The Dynamical Proxy Potential of the OSNAP Array

Nora Loose1,2, Patrick Heimbach1, Helen Pillar3 and Prof. Kerim Hestnes Nisancioglu, Ph.d. 4, (1)University of Texas at Austin, Oden Institute for Computational Engineering and Sciences, Austin, TX, United States, (2)Bjerknes Centre for Climate Research, Bergen, Norway, (3)University of Texas at Austin, Oden Institute for Computational Engineering and Sciences, Austin, United States, (4)University of Bergen and the Bjerknes Centre for Climate Research, Bergen, Norway
Abstract:
The first data from the OSNAP (Overturning in the Subpolar North Atlantic Program) array, a recently installed observing system in the subpolar North Atlantic, has provided new insights into volume, heat, and freshwater transports at the latitudes of the array. An important next step is to put the OSNAP observations into a broader spatial and temporal context: Can the OSNAP array inform - or could even serve as a proxy for - unobserved hydrographic and circulation quantities remote from the array? Here, we quantify the proxy potential of the OSNAP array by means of a novel, dynamics-based technique that uses adjoint modeling and uncertainty quantification within the ECCO (Estimating the Circulation and Climate of the Ocean) state estimation framework.

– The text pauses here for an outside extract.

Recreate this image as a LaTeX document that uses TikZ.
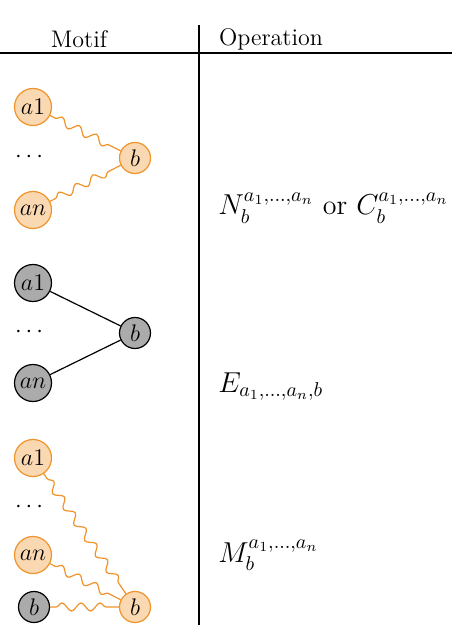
\documentclass[tikz,border=0pt]{standalone}
\usepackage{amsmath}
\usepackage{xcolor}
\usepackage{tikz}
\usetikzlibrary{decorations.pathmorphing}
\definecolor{motorange}{HTML}{F0932B}
\definecolor{motpeach}{HTML}{FAD9B2}
\definecolor{motgray}{HTML}{ABABAB}

\begin{document}
\begin{tikzpicture}[x=0.5pt,y=-0.5pt,font=\large,
  onode/.style={circle,draw=motorange,fill=motpeach,line width=0.6pt,inner sep=0pt,minimum size=18.5pt},
  osmall/.style={onode,minimum size=15.5pt},
  gnode/.style={circle,draw=black,fill=motgray,line width=0.6pt,inner sep=0pt,minimum size=18.5pt},
  gsmall/.style={gnode,minimum size=15.5pt},
  wig/.style={draw=motorange,line width=0.6pt,decorate,decoration={snake,segment length=9.5pt,amplitude=2pt,pre length=3pt,post length=3pt}},
  plain/.style={draw=black,line width=0.6pt},
  op/.style={anchor=base west,inner sep=0pt,font=\fontsize{14}{16}\selectfont}]
  \useasboundingbox (0,0) rectangle (452,630);
  % table rules
  \draw[line width=0.6pt] (0,53) -- (452,53);
  \draw[line width=0.6pt] (199,25) -- (199,625);
  \node (hmotif) at (79,39) {Motif};
  \node[anchor=west] (hop) at (212,39) {Operation};
  % neighbourhood / cluster
  \node[onode] (na1) at (33,107) {$a1$};
  \node[onode] (nan) at (33,210) {$an$};
  \node[osmall] (nb) at (135,158) {$b$};
  \node (ndots) at (31,157) {$\cdots$};
  \draw[wig] (na1) -- (nb);
  \draw[wig] (nan) -- (nb);
  \node[op] (nop) at (218,215) {$N_b^{a_1,\dots,a_n}$ or $C_b^{a_1,\dots,a_n}$};
  % edge
  \node[gnode] (ea1) at (33,283) {$a1$};
  \node[gnode] (ean) at (33,383) {$an$};
  \node[gsmall] (eb) at (135,333) {$b$};
  \node (edots) at (31,332) {$\cdots$};
  \draw[plain] (ea1) -- (eb);
  \draw[plain] (ean) -- (eb);
  \node[op] (eop) at (218,392) {$E_{a_1,\dots,a_n,b}$};
  % merge
  \node[onode] (ma1) at (33,458) {$a1$};
  \node[onode] (man) at (33,555) {$an$};
  \node[gsmall] (mbg) at (34,607) {$b$};
  \node[osmall] (mb) at (135,607) {$b$};
  \node (mdots) at (31,507) {$\cdots$};
  \draw[wig] (ma1) -- (mb);
  \draw[wig] (man) -- (mb);
  \draw[wig] (mbg) -- (mb);
  \node[op] (mop) at (218,562) {$M_b^{a_1,\dots,a_n}$};
\end{tikzpicture}
\end{document}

Adjoint-derived sensitivities reveal that the eastern boundary of the North Atlantic and the coasts of Iceland and Greenland are important pathways for communicating wind-driven pressure anomalies around the entire subpolar North Atlantic. Consequently, the OSNAP observing array samples climate signals that also impact remote oceanic quantities and regions, for instance ocean heat content close to Greenland’s margins, and has potential to inform these remote regions. We find that heat transport inferences across the OSNAP-West transect, extending from Labrador to South Greenland, impose an overall much stronger constraint on the ECCO state estimate than heat transport inferences across the OSNAP-East transect, extending from South Greenland to Scotland. This is largely explained by the fact that signals detected by OSNAP-West are less noisy compared to signals detected by OSNAP-East. As a result, oceanic quantities as remote as in the Nordic Seas may be constrained more efficiently by OSNAP-West than OSNAP-East observations, contrary to recent findings.

Observing systems, such as the OSNAP array and other observational efforts in the Atlantic, are expensive to deploy and maintain, and therefore often rely on short-term funding periods. Our novel method can be used to support the design of an effective, long-term Atlantic observing system, owing to the following features: the method is fundamentally dynamics-based, takes into account data redundancy between observations, and can evaluate not only existing, but also future and hypothetical observing systems.